Task requirements |
Repeat the lines below exactly as written, please, from the line with "Clone this chart in Plotly." to the line with "0.58, 0.507, 0.413, 0.32]", both lines included, and no others.

[Source code of charts]

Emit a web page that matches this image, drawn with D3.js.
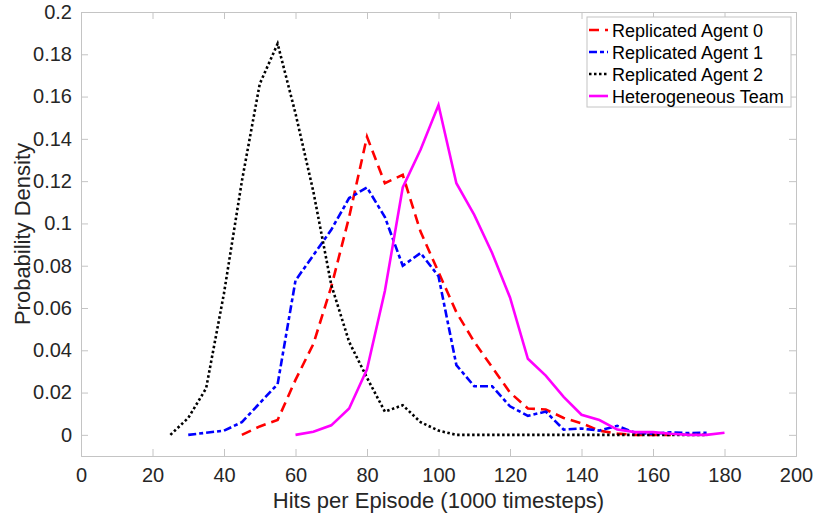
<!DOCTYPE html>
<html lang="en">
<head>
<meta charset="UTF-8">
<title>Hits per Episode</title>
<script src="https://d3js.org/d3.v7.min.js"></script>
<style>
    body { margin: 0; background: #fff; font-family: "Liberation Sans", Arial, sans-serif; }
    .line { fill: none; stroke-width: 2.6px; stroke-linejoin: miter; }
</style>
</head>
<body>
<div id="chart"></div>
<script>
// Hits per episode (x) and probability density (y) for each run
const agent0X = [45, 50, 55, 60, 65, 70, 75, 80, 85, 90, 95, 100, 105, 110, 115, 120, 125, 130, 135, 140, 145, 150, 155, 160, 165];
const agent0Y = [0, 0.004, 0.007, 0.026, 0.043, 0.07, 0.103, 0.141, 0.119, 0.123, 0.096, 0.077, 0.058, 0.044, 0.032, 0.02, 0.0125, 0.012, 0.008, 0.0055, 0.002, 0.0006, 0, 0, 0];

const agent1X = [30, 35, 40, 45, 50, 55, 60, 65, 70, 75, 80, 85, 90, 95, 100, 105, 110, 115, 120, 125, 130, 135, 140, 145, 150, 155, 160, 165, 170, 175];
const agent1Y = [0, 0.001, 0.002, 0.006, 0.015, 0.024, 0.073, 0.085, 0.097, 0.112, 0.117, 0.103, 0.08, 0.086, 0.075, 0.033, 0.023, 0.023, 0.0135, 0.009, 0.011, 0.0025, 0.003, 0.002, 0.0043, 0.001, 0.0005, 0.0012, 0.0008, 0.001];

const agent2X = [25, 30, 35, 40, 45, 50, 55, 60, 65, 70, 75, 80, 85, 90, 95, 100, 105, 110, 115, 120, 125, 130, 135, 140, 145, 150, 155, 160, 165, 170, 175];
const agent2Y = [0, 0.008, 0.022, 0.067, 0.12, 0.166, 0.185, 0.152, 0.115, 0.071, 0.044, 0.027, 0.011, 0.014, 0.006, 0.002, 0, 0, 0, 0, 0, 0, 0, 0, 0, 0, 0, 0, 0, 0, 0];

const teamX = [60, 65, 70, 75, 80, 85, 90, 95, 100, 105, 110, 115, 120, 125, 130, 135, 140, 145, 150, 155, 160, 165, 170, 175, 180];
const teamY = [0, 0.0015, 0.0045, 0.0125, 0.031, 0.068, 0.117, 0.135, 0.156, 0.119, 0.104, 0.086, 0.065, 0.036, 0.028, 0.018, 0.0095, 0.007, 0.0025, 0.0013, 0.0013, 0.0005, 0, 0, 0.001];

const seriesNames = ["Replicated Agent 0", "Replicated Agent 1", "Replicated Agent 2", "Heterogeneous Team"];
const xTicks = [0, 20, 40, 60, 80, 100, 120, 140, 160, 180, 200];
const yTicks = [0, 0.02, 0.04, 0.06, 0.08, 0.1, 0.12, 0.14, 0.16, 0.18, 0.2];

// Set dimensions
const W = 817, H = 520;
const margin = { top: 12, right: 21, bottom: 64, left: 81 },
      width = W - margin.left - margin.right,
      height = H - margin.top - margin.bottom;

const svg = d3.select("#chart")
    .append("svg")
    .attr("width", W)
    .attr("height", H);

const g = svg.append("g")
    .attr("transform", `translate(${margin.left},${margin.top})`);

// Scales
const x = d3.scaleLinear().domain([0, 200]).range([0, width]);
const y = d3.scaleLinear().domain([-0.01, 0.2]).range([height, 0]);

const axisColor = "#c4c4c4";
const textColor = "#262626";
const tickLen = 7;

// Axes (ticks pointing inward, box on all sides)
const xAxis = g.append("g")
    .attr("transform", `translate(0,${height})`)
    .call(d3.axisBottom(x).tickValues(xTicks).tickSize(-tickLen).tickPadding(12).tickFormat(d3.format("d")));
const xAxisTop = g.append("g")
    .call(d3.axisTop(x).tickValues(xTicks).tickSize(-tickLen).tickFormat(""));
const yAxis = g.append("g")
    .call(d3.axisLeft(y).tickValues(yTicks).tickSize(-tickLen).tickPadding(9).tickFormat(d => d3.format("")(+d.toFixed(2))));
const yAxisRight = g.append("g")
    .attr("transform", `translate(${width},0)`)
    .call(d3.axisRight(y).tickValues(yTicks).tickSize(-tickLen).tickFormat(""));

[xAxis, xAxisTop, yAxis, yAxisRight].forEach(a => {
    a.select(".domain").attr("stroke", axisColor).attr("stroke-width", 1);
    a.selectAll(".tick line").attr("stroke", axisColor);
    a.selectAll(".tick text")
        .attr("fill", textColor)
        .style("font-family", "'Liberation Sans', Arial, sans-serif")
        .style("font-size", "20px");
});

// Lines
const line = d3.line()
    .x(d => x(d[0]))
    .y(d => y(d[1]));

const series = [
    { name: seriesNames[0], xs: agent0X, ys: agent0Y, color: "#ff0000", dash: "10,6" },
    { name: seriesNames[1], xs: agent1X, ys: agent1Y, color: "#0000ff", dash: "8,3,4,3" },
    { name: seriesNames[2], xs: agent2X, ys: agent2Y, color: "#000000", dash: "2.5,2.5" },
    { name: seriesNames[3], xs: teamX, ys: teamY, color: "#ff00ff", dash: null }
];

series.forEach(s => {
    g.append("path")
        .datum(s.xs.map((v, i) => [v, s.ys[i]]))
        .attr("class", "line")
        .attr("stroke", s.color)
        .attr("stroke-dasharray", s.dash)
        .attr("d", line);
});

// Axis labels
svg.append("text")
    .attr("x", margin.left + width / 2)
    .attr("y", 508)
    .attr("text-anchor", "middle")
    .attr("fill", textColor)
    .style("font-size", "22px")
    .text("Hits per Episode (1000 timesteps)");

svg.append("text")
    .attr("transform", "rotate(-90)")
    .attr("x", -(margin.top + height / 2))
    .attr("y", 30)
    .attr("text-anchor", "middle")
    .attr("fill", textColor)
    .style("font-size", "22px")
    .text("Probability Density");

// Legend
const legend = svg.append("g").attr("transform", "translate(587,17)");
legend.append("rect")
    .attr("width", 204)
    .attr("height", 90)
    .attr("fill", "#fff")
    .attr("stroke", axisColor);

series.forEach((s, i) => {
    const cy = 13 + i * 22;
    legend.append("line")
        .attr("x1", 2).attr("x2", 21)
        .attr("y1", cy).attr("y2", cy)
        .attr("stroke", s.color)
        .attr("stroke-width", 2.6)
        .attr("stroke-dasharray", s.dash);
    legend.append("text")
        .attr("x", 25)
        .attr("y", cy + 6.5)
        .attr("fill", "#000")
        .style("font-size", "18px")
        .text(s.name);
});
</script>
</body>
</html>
--
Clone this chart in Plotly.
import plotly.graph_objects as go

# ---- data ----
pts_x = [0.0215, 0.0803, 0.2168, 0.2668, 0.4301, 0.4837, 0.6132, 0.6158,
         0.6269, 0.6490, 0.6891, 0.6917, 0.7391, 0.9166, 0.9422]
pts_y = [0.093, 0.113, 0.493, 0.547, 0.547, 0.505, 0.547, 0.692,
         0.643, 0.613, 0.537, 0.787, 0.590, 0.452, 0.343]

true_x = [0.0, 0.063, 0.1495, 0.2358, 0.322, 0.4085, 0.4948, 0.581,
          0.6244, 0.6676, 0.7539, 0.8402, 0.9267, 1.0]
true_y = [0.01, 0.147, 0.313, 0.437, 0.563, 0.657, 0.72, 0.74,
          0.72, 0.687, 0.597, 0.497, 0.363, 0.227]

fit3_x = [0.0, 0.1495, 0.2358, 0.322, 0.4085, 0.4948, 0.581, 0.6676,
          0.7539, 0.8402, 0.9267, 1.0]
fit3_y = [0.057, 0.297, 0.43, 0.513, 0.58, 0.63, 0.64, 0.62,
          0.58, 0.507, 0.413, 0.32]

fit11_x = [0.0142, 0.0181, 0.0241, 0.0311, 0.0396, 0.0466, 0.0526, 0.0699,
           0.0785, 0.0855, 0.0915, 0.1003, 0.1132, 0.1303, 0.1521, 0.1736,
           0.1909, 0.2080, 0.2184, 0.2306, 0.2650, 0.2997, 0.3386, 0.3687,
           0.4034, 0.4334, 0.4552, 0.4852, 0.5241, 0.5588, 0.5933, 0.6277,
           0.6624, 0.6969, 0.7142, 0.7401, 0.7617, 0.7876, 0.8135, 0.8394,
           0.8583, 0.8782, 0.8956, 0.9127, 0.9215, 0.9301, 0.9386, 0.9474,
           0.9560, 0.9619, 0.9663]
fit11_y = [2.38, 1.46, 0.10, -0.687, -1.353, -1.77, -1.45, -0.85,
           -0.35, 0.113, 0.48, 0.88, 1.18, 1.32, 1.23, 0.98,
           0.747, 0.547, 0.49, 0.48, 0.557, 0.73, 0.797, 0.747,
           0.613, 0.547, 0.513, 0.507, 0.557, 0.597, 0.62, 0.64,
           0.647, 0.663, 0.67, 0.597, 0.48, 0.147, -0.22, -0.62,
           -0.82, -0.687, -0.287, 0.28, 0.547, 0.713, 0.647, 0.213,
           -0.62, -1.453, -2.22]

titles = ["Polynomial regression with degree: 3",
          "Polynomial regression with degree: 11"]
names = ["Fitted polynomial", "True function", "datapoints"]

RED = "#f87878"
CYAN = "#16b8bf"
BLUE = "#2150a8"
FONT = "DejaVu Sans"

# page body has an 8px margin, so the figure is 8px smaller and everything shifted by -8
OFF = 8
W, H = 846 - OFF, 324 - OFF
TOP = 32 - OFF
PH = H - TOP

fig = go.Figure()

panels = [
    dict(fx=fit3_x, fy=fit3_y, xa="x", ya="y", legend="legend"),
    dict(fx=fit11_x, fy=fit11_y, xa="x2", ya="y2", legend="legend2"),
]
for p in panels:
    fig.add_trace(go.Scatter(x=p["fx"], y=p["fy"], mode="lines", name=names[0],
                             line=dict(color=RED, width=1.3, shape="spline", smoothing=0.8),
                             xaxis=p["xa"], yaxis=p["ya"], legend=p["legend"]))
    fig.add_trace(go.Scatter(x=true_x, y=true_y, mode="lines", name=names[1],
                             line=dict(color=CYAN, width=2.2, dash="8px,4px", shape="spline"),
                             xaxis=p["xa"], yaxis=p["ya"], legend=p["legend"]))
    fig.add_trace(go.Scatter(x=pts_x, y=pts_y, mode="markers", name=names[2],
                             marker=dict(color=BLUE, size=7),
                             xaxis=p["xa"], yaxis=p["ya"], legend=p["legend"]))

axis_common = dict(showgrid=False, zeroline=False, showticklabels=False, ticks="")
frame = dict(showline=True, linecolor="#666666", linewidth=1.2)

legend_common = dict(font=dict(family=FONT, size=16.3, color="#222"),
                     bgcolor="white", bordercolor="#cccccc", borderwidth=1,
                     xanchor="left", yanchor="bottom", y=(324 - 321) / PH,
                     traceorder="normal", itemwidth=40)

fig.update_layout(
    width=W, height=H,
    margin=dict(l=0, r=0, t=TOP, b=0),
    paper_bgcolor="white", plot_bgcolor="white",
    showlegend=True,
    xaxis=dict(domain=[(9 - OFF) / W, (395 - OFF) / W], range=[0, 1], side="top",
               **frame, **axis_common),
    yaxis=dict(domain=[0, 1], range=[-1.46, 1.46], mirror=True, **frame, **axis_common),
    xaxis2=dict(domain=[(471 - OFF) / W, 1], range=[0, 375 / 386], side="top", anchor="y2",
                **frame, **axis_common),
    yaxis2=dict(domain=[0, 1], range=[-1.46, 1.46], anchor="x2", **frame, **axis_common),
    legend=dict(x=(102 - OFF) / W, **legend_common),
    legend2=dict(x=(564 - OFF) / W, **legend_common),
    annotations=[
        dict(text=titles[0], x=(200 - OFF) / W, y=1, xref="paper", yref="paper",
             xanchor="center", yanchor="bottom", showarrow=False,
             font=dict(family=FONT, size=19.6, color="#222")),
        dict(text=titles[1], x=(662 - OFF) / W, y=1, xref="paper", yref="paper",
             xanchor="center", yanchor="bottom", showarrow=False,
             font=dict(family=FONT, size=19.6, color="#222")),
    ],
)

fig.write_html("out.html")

Output of the exercise |
Clone this chart in Plotly.
import plotly.graph_objects as go

# ---- data ----
pts_x = [0.0215, 0.0803, 0.2168, 0.2668, 0.4301, 0.4837, 0.6132, 0.6158,
         0.6269, 0.6490, 0.6891, 0.6917, 0.7391, 0.9166, 0.9422]
pts_y = [0.093, 0.113, 0.493, 0.547, 0.547, 0.505, 0.547, 0.692,
         0.643, 0.613, 0.537, 0.787, 0.590, 0.452, 0.343]

true_x = [0.0, 0.063, 0.1495, 0.2358, 0.322, 0.4085, 0.4948, 0.581,
          0.6244, 0.6676, 0.7539, 0.8402, 0.9267, 1.0]
true_y = [0.01, 0.147, 0.313, 0.437, 0.563, 0.657, 0.72, 0.74,
          0.72, 0.687, 0.597, 0.497, 0.363, 0.227]

fit3_x = [0.0, 0.1495, 0.2358, 0.322, 0.4085, 0.4948, 0.581, 0.6676,
          0.7539, 0.8402, 0.9267, 1.0]
fit3_y = [0.057, 0.297, 0.43, 0.513, 0.58, 0.63, 0.64, 0.62,
          0.58, 0.507, 0.413, 0.32]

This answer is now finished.